A friend has just been visiting and travelling around Europe, seeking out ageing and obscure musicians and filmmakers from the previous century, meeting them and, if possible, interviewing them. I wonder if there’s a similar impulse in what I’ve been doing since I arrived in London – catching up on history. I’ve been more interested in seeing old, established artists than in seeking out something new.

I’m starting to feel like a type of collector. I tell myself I’m going there as a witness, but I’m not sure what it is I think I’m witnessing. Personality? Magic? An insight into how they work?

A couple of weeks ago I went to Conway Hall to see Christian Wolff, last survivor of the co-called New York School. He was performing selections from his series of Exercises, a set of pieces begun in the early 1970s, which allow musicians to find their own ways to follow each other through a common set of shared melodic material. It is, in effect, music born out of consensus.

Accompanied by the Post Quartet (reduced to a trio due to illness) and occasional percussionists, Wolff sat at the piano, balancing a melodica on his lap, and… did nothing, except make sounds.
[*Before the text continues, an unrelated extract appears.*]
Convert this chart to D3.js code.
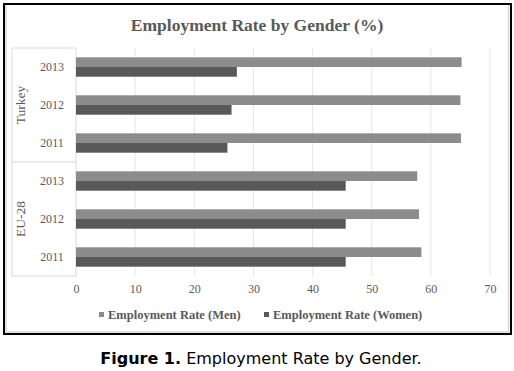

His onstage personality was as self-effacing as his music. The material is so “poor” and undistinguished it directs attention away from itself, toward the gently ragged, meandering sounds produced by the ensemble. At worst, the Exercises are bland and lulling, at their best (as in the spare, ephemeral piece for microtonal sounds) they unfolded like a benign force of nature – affirming John Cage’s belief that art should aspire to nature. Wolff, however, achieves this through social interaction, rather than through Cage’s reliance on the impersonal*.

Later that evening AMM played, in their current lineup of John Tilbury and Eddie Prévost, accompanied by Wolff, John Butcher on saxophone, and Ute Kanngiesser on cello. They improvised for an hour without a break. At first, Wolff sat beside Tilbury at the piano, making small noises in the highest realms of the keyboard, before moving to an electric guitar resting on a table. And, of course, there was the melodica.

A feeling of stasis and troubled quietness was maintained for the hour, yet with each musician producing occasional passages of restless activity. It was a far cry from the witless freneticism that has become a cliché of free improvisation, but it never found a period of the sustained immobility which has become prevalent amongst many improvisers in recent years.

These later static-and-silence musicians are the descendants of the style AMM developed over forty years ago. At Conway Hall the musicians were very skillful, but the music never lifts me the way the greatest moments of improvisation can do. Should I be disappointed? Of course not, no-one expects every gig like this to be transcendent; but on the other hand should I feel privileged to witness this particular grouping of musicians playing together? Why was I sitting there listening to it? For a sense of history, or for the music?

* Wolff did impose at one point to suggest they all start over on his latest piece, which came adrift early on. The impersonal interposed during the last piece, when the cellist’s microphone toppled over the edge of the stage and crashed to the floor, where it remained for the duration. Watch out for this if you find a recording.